The role of NGO’s in the institution of Extraordinary Chambers in the Courts of Cambodia

A tribunal designed to bring Khmer Rouge leaders to justice has finally been established thirty years after atrocities took place in Democratic Kampuchea. From 1975 to 1979 an estimated 1.7 million people died under Khmer Rouge rule in an attempt to revolutionize Cambodian society into one without class or ethnic differences.
The international community and the Cambodian government have engaged in a long battle over the formation of this tribunal. Only after six years of tortuous and complicated negotiations between the government of Cambodia and the United Nations, in 2003 the Extraordinary Chambers in the Courts of Cambodia (ECCC) were finally settled. The Tribunal started its work in June 2007 after the adoption of internal rules. It is a hybrid tribunal that means it is a Cambodian court with international participation that applies international standards.

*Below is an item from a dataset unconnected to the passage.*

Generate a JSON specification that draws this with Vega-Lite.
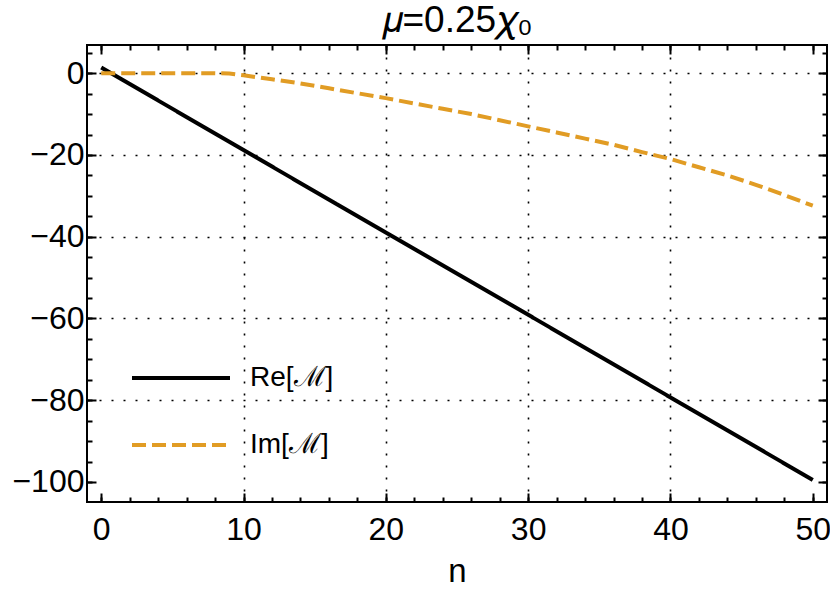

Throughout the negotiations with the United Nations to establish the ECCC, local and international NGO’s have played an important and active role in supporting the establishment of the tribunal and in guaranteeing impartiality, independence from political interference and the respect of international standards. They have always expressed serious concern about the politically interference of the Cambodian government on the Tribunal. Before the establishment of ECCC, they have also carried out important activities such as interviewing victims, collecting documents and reporting.
Now NGO’s are supporting the ECCC’s activities in different ways: some are assisting witnesses and victims with psychological counselling other are reporting in providing training and legal advice and representation.
They are also playing a key role in allowing victim to have their voice heard, providing public access to the tribunal, opening discussion throughout the judicial process, monitoring the Tribunal’s activities and outlining the challenges of the state of human rights in Cambodia. Local NGO’s have also launched outreached programs in order to bring Court’s messages to the Cambodian people and organized public forum to promote national reconciliation, increase the awareness of the importance of the tribunal.
This panel aims at presenting and investigating the role played by local and international NGO’s throughout the negotiations to establish the ECCC and analyzing the kind of support that they are now providing to the Tribunal’s activities.
The panel will focus in particular on the contribution offered by the NGO’s in promoting victim participation in the Court proceedings. The Tribunal's rules on victim participation are in fact ground-breaking because victims are permitted to join in the proceedings as civil parties, going beyond the regime of victims' participation before the International Criminal Court. A Victim Unit has been established inside the Tribunal to support the ECCC by assisting victims who want to participate in the proceedings. This not only improves the court’s access to evidence, but it helps to increase its legitimacy in the eyes of the local population. As is well known, trough victim participation criminal retributive justice may also become restorative justice. Therefore the panel will also outline the role of the Tribunal not only in guaranteeing criminal persecution but also in promoting victim’s board participation and national reconciliation.